The court, while refusing to grant an injunction, did recognize that the publisher had stated a claim for which relief could be granted.
• A federal district court in Alabama ruled that the religious services exemption to copyright infringement, which permits the performance of copyrighted religious music in the course of religious services, did not apply to broadcasts of those services. A radio station owner claimed that the religious services exemption allowed him to broadcast copyrighted compositions that were performed during church services. Section 110 of the Copyright Act creates an exemption to copyright infringement for the “performance of a nondramatic literary or musical work or of a dramatico-musical work of a religious nature, or display of a work, in the course of services at a place of worship or other religious assembly.” The court observed:
The critical language here is “at a place of worship or other religious assembly”; the exception says nothing about broadcasts in general and, more specifically, broadcasts from a place of worship. True, it could be argued the exemption should apply where, although the songs are being broadcast, there is an audience at the place of worship; in short, the exemption, it could be argued, should apply because the conditions to the exemption have been satisfied. Thus, it could be argued, the exemption should apply to all simultaneous performances as long as one of the performances falls within the exemption.

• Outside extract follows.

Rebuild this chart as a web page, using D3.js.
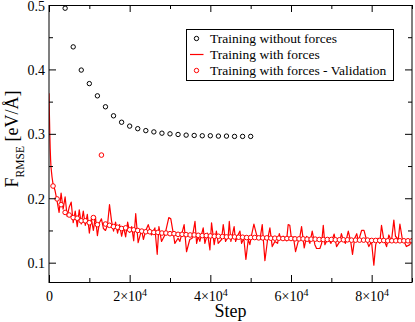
<!DOCTYPE html>
<html>
<head>
<meta charset="utf-8">
<script src="https://cdn.jsdelivr.net/npm/d3@7"></script>
<style>
  body { margin: 0; background: #fff; }
  svg { display: block; }
  svg text { font-family: "Liberation Serif", "DejaVu Serif", serif; }
</style>
</head>
<body>
<div id="chart"></div>
<script>
// Training without forces (black open circles)
const noForceStep = [4000, 6000, 8000, 10000, 12000, 14000, 16000, 18000, 20000, 22000,
  24000, 26000, 28000, 30000, 32000, 34000, 36000, 38000, 40000, 42000, 44000, 46000, 48000, 50000];
const noForceRmse = [0.495, 0.435, 0.399, 0.378, 0.359, 0.342, 0.328, 0.318, 0.312, 0.308,
  0.305, 0.303, 0.301, 0.300, 0.299, 0.298, 0.2975, 0.297, 0.297, 0.2965, 0.2965, 0.296, 0.296, 0.296];

// Training with forces (red noisy line)
const forceStep = [0, 100, 200, 300, 400, 500, 750, 1000, 1500, 2000, 2500, 3000, 3500, 4000, 4500,
  5000, 5500, 6000, 6500, 7000, 7500, 8000, 8500, 9000, 9500, 10000, 10500, 11000, 11500, 12000,
  12500, 13000, 13500, 14000, 14500, 15000, 15500, 16000, 16500, 17000, 17500, 18000, 18500, 19000,
  19500, 20000, 20500, 21000, 21500, 22100, 22950, 23400, 24000, 24600, 25400, 26250, 26830, 27250,
  27900, 28730, 29700, 30200, 30800, 31200, 32000, 32450, 33500, 34100, 34900, 35500, 36200, 36600,
  37000, 37400, 38230, 38650, 39300, 39900, 40300, 40960, 41500, 41950, 42780, 43200, 43770, 44430,
  44700, 45100, 45900, 46260, 46800, 47340, 47750, 48300, 48820, 49400, 49800, 50300, 50800, 51470,
  52300, 52870, 53530, 54200, 54770, 55350, 56000, 56670, 57100, 57500, 58100, 58900, 59300, 59700,
  60140, 60600, 61130, 61790, 62200, 62620, 63280, 63860, 64300, 64680, 65260, 65920, 66340, 67160,
  67600, 68000, 68400, 69200, 69900, 70700, 71300, 72100, 72500, 72900, 73500, 74200, 74800, 75250,
  75800, 76300, 76700, 77500, 78100, 78700, 79300, 79960, 80540, 81000, 81600, 82000, 82440, 83000,
  83700, 84260, 84900, 85500, 85900, 86600, 87000, 87560, 88060, 88600, 89460, 89900];
const forceRmse = [0.363, 0.330, 0.300, 0.277, 0.260, 0.248, 0.233, 0.222, 0.212, 0.196, 0.178, 0.208, 0.183, 0.202, 0.172,
  0.186, 0.194, 0.162, 0.180, 0.156, 0.182, 0.160, 0.180, 0.158, 0.175, 0.146, 0.168, 0.150, 0.172, 0.142,
  0.162, 0.168, 0.153, 0.150, 0.158, 0.190, 0.165, 0.149, 0.163, 0.146, 0.159, 0.141, 0.155, 0.140,
  0.163, 0.147, 0.156, 0.134, 0.176, 0.131, 0.151, 0.136, 0.150, 0.159, 0.143, 0.154, 0.113, 0.156,
  0.133, 0.143, 0.170, 0.168, 0.146, 0.130, 0.138, 0.133, 0.159, 0.117, 0.136, 0.138, 0.164, 0.130,
  0.141, 0.133, 0.154, 0.130, 0.146, 0.120, 0.162, 0.128, 0.149, 0.130, 0.136, 0.159, 0.133, 0.141,
  0.164, 0.133, 0.156, 0.133, 0.142, 0.149, 0.130, 0.138, 0.105, 0.136, 0.128, 0.145, 0.160, 0.143,
  0.136, 0.159, 0.103, 0.136, 0.154, 0.125, 0.133, 0.130, 0.145, 0.136, 0.141, 0.134, 0.159, 0.158,
  0.136, 0.140, 0.117, 0.133, 0.140, 0.156, 0.123, 0.141, 0.135, 0.130, 0.149, 0.128, 0.122, 0.122,
  0.130, 0.158, 0.128, 0.138, 0.130, 0.1445, 0.125, 0.133, 0.145, 0.136, 0.130, 0.149, 0.133, 0.113,
  0.138, 0.145, 0.133, 0.150, 0.150, 0.136, 0.125, 0.133, 0.096, 0.128, 0.138, 0.130, 0.158, 0.136,
  0.125, 0.143, 0.133, 0.166, 0.141, 0.136, 0.160, 0.138, 0.133, 0.125, 0.128, 0.136];

// Training with forces - Validation (red open circles), every 1000 steps
const valStep = d3.range(1000, 90001, 1000);
const valRmse = [0.219, 0.199, 0.190, 0.178, 0.174, 0.170, 0.169, 0.165, 0.165, 0.162,
  0.170, 0.159, 0.267, 0.160, 0.158, 0.156, 0.155, 0.153, 0.154, 0.151,
  0.151, 0.150, 0.149, 0.148, 0.148, 0.147, 0.147, 0.146, 0.146, 0.145,
  0.145, 0.144, 0.144, 0.1435, 0.143, 0.143, 0.1425, 0.142, 0.142, 0.1415,
  0.141, 0.141, 0.1405, 0.140, 0.140, 0.140, 0.1395, 0.1395, 0.139, 0.139,
  0.139, 0.1385, 0.1385, 0.1385, 0.138, 0.138, 0.138, 0.1375, 0.1375, 0.1375,
  0.137, 0.137, 0.137, 0.1365, 0.1365, 0.1365, 0.136, 0.136, 0.136, 0.136,
  0.1355, 0.1355, 0.1355, 0.1355, 0.135, 0.135, 0.135, 0.135, 0.135, 0.1345,
  0.1345, 0.1345, 0.1345, 0.134, 0.134, 0.134, 0.134, 0.134, 0.134, 0.134];

const xMajor = [0, 20000, 40000, 60000, 80000];
const xMinor = [10000, 30000, 50000, 70000, 90000];
const yMajor = [0.1, 0.2, 0.3, 0.4, 0.5];
const yMinor = [0.15, 0.25, 0.35, 0.45];
const legendLabels = ["Training without forces", "Training with forces", "Training with forces - Validation"];

const width = 415, height = 322;
const mLeft = 49, mRight = 412, mTop = 5, mBottom = 282;
const serif = "Liberation Serif, DejaVu Serif, serif";

const svg = d3.select("#chart").append("svg")
  .attr("width", width)
  .attr("height", height);

svg.append("rect").attr("width", width).attr("height", height).attr("fill", "#fff");

const x = d3.scaleLinear().domain([0, 90000]).range([mLeft, mRight]);
const y = d3.scaleLinear().domain([0.07, 0.5]).range([mBottom, mTop]);

// clip to the frame
svg.append("clipPath").attr("id", "clip")
  .append("rect").attr("x", mLeft).attr("y", mTop).attr("width", mRight - mLeft).attr("height", mBottom - mTop);

const data = svg.append("g").attr("clip-path", "url(#clip)");

// red noisy line
const forcePts = forceStep.map((s, i) => [s, forceRmse[i]]);
data.append("path")
  .datum(forcePts)
  .attr("fill", "none")
  .attr("stroke", "#ff0000")
  .attr("stroke-width", 1.2)
  .attr("stroke-linejoin", "round")
  .attr("d", d3.line().x(d => x(d[0])).y(d => y(d[1])));

// validation circles
data.selectAll(".val")
  .data(valStep.map((s, i) => [s, valRmse[i]]))
  .enter().append("circle")
  .attr("class", "val")
  .attr("cx", d => x(d[0]))
  .attr("cy", d => y(d[1]))
  .attr("r", 2.3)
  .attr("fill", "#fff")
  .attr("stroke", "#ff0000")
  .attr("stroke-width", 1);

// black circles
data.selectAll(".nof")
  .data(noForceStep.map((s, i) => [s, noForceRmse[i]]))
  .enter().append("circle")
  .attr("class", "nof")
  .attr("cx", d => x(d[0]))
  .attr("cy", d => y(d[1]))
  .attr("r", 2.2)
  .attr("fill", "none")
  .attr("stroke", "#000")
  .attr("stroke-width", 1);

// axes: ticks inward on all four sides
function styleAxis(g) {
  g.select(".domain").remove();
  g.attr("font-family", null).attr("font-size", 14).style("font-family", serif);
  g.selectAll(".tick line").attr("stroke", "#000");
  g.selectAll(".tick text").attr("fill", "#000");
}

const gxB = svg.append("g").attr("transform", `translate(0,${mBottom})`)
  .call(d3.axisBottom(x).tickValues(xMajor).tickSize(-7).tickPadding(9).tickFormat(() => ""))
  .call(styleAxis);
gxB.selectAll(".tick text").each(function (d) {
  const t = d3.select(this);
  if (d === 0) { t.text("0"); return; }
  t.append("tspan").text(`${d / 1e4}×10`);
  t.append("tspan").attr("dy", "-0.45em").attr("font-size", 10).text("4");
});
svg.append("g").attr("transform", `translate(0,${mBottom})`)
  .call(d3.axisBottom(x).tickValues(xMinor).tickSize(-4).tickFormat(() => ""))
  .call(styleAxis);

svg.append("g").attr("transform", `translate(0,${mTop})`)
  .call(d3.axisTop(x).tickValues(xMajor).tickSize(-7).tickFormat(() => ""))
  .call(styleAxis);
svg.append("g").attr("transform", `translate(0,${mTop})`)
  .call(d3.axisTop(x).tickValues(xMinor).tickSize(-4).tickFormat(() => ""))
  .call(styleAxis);

const gyL = svg.append("g").attr("transform", `translate(${mLeft},0)`)
  .call(d3.axisLeft(y).tickValues(yMajor).tickSize(-7).tickPadding(4).tickFormat(d3.format(".1f")))
  .call(styleAxis);
gyL.selectAll(".tick text").attr("dy", "0.36em");
svg.append("g").attr("transform", `translate(${mLeft},0)`)
  .call(d3.axisLeft(y).tickValues(yMinor).tickSize(-4).tickFormat(() => ""))
  .call(styleAxis);

svg.append("g").attr("transform", `translate(${mRight},0)`)
  .call(d3.axisRight(y).tickValues(yMajor).tickSize(-7).tickFormat(() => ""))
  .call(styleAxis);
svg.append("g").attr("transform", `translate(${mRight},0)`)
  .call(d3.axisRight(y).tickValues(yMinor).tickSize(-4).tickFormat(() => ""))
  .call(styleAxis);

// frame
svg.append("rect")
  .attr("x", mLeft).attr("y", mTop + 0.5)
  .attr("width", mRight - mLeft).attr("height", mBottom - mTop)
  .attr("fill", "none").attr("stroke", "#000").attr("stroke-width", 1);

// axis titles
svg.append("text")
  .attr("x", (mLeft + mRight) / 2).attr("y", 317)
  .attr("text-anchor", "middle")
  .style("font-family", serif).attr("font-size", 18)
  .text("Step");

const yt = svg.append("text")
  .attr("transform", "translate(18,139) rotate(-90)")
  .attr("text-anchor", "middle")
  .style("font-family", serif).attr("font-size", 18);
yt.append("tspan").text("F");
yt.append("tspan").attr("dy", 6).attr("font-size", 11.5).text("RMSE");
yt.append("tspan").attr("dy", -6).text(" [eV/Å]");

// legend
const lg = svg.append("g");
lg.append("rect")
  .attr("x", 186.5).attr("y", 29.5).attr("width", 207).attr("height", 51)
  .attr("fill", "#fff").attr("stroke", "#000").attr("stroke-width", 1);
const rowY = [38.5, 54.5, 70.5];
lg.append("circle").attr("cx", 196.5).attr("cy", rowY[0]).attr("r", 2.2)
  .attr("fill", "none").attr("stroke", "#000");
lg.append("line").attr("x1", 190).attr("x2", 203.5).attr("y1", rowY[1]).attr("y2", rowY[1])
  .attr("stroke", "#ff0000").attr("stroke-width", 1.2);
lg.append("circle").attr("cx", 196.5).attr("cy", rowY[2]).attr("r", 2.2)
  .attr("fill", "#fff").attr("stroke", "#ff0000");
lg.selectAll(".lt")
  .data(legendLabels)
  .enter().append("text")
  .attr("class", "lt")
  .attr("x", 210)
  .attr("y", (d, i) => rowY[i])
  .attr("dy", "0.35em")
  .style("font-family", serif).attr("font-size", 13.5)
  .text(d => d);
</script>
</body>
</html>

However, the law is clear that radio broadcasting is itself a separate public performance which can constitute an infringement. Thus, the mere fact that a radio broadcast of a song is simultaneous with the playing of the song at a place of worship does not mean that broadcast falls within the religious exemption; playing to the audience at the place of worship and playing to a broadcast audience are separate public performances. … A singer is performing when he or she sings a song; a broadcasting network is performing when it transmits his or her performance; … a local broadcaster is performing when it transmits the network broadcast; a cable television system is performing when it retransmits the broadcast to its subscribers.
This understanding of the religious exemption is supported by its legislative history, which provides that the exemption does “not extend to religious broadcasts or other transmissions to the public at large, even where the transmissions were sent from the place of worship.” H. Rep. No. 94-1476.
As a result, the court concluded that the religious exemption did not allow the radio station owner “to broadcast copyrighted songs, performed during church services, without authorization, since such broadcasts are not ‘at a place of worship.'”98 Simpleville Music v. Mizell, 451 F.Supp.2d 1293 (M.D. Ala. 2006).